Bir insan Allah’a ulaşmayı dilediği an 1. kat cennetin sahibidir. Mürşidine tâbî oldu, bu olay gerçekleştiği zaman 2. kat cennetin sahibidir. Allahû Tealâ onun bütün günahlarını sevaba çevirmiştir. Eğer bundan sonra kişi 7-8 aylık bir ömrün sahibi ise, o kişinin ruhunu Allah mutlaka Kendisine ulaştıracaktır. Sözümüze dikkat buyurun. “O kişi ruhunu Allah’a ulaştıracaktır.” demiyoruz. Onun ruhunu, bizâtihi Allah Kendisine ulaştıracaktır. O kişi ruhu Allah’a ulaştığı zaman 3. kat cennetin sahibi olacaktır.

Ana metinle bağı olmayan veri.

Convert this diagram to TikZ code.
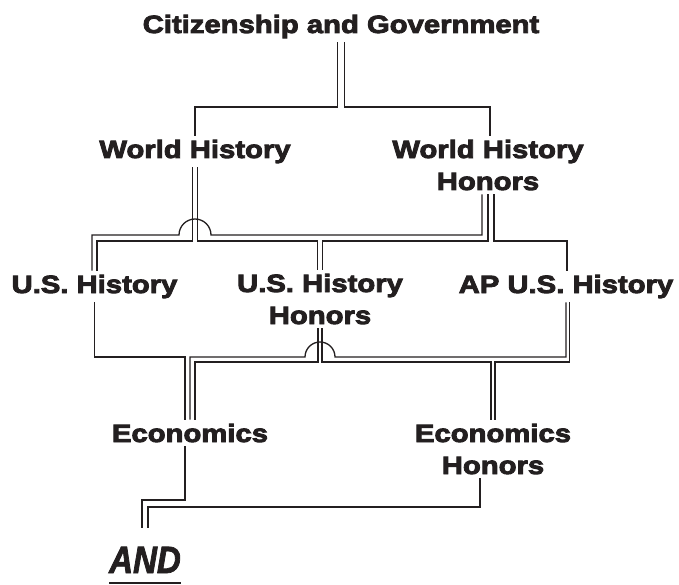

Bütün bunların ötesinde bu olayın gerçekleşmesi sırasında, o kişinin nefsinin kalbinde %100 karanlıklar hâkimken, baştan aşağı sadece afetlerden oluşan bir nefs kalbi varken, bu noktada o nefsin kalbinin %51’i, yarıdan fazlası nurlarla kaplanmış olacaktır. Bu da o kişiye dünya mutluluğunun yarısını sağlar.
Kişi mürşidine tâbî olup da Allah onun ruhunu Kendisine (Allah’a) ulaştırdığı zaman, bu kişi 3. defa mutluluğu yaşayacaktır. Onun bu muhtevasında 7 tane gök katını aşması, ruhunun Allah’a ulaşması söz konusudur. Bu ulaşma ise o kişinin 3. kat cennete ulaşmasını ifade eder.
• Allah’a ulaşmayı dileyen kişi 1. kat cennetin sahibidir.
• Mürşidine ulaşıp tâbiiyetini 14. basamakta sağlayan kişi 2. kat cennetin sahibidir.
• Ruhunu hayattayken Allah’ın ulaştırdığı kişi -kendi ulaştırmamıştır, Allah ulaştırmıştır ama ona rağmen- 3. kat cennetin sahibidir.
Niçin? Çünkü Allah’a ulaşmayı dilemiştir. Bu dileğin sahibi olmak Allah için yeterlidir. Kuluna 3. kat cenneti nasip kılar. Nefsinin kalbi %51 nurlarla dolduğu için de dünya mutluluğunun yarısı o kişiye Allahû Tealâ tarafından hediye olarak verilmiştir. Bu kişi bir ömür boyu hüviyetini muhafaza etse yani yaklaşık 37 bin zikir -diyelim ki 3 saatte bu işi geçekleştiriyor- 3 saat zikrini bir ömür boyu devam ettirse hep dünya mutluluğunun yarısını yaşar ve gideceği yer de kıyâmetten sonra mutlaka 3. kat cennet olur. Allahû Tealâ bunu bütün insanlara bedavadan sağlıyor. Sadece bir dilekle! O kişi Allah’a ulaşmayı dilemiştir. Dilemişse bunları Allahû Tealâ burada söylediği gibi bir bir gerçekleştiriyor.
Allahû Tealâ’nın hepinizi hem cennet saadetine hem dünya saadetine ulaştırmasını Yüce Rabbimizden dileyerek sözlerimizi inşaallah burada tamamlamak istiyoruz. Allah hepinizden razı olsun.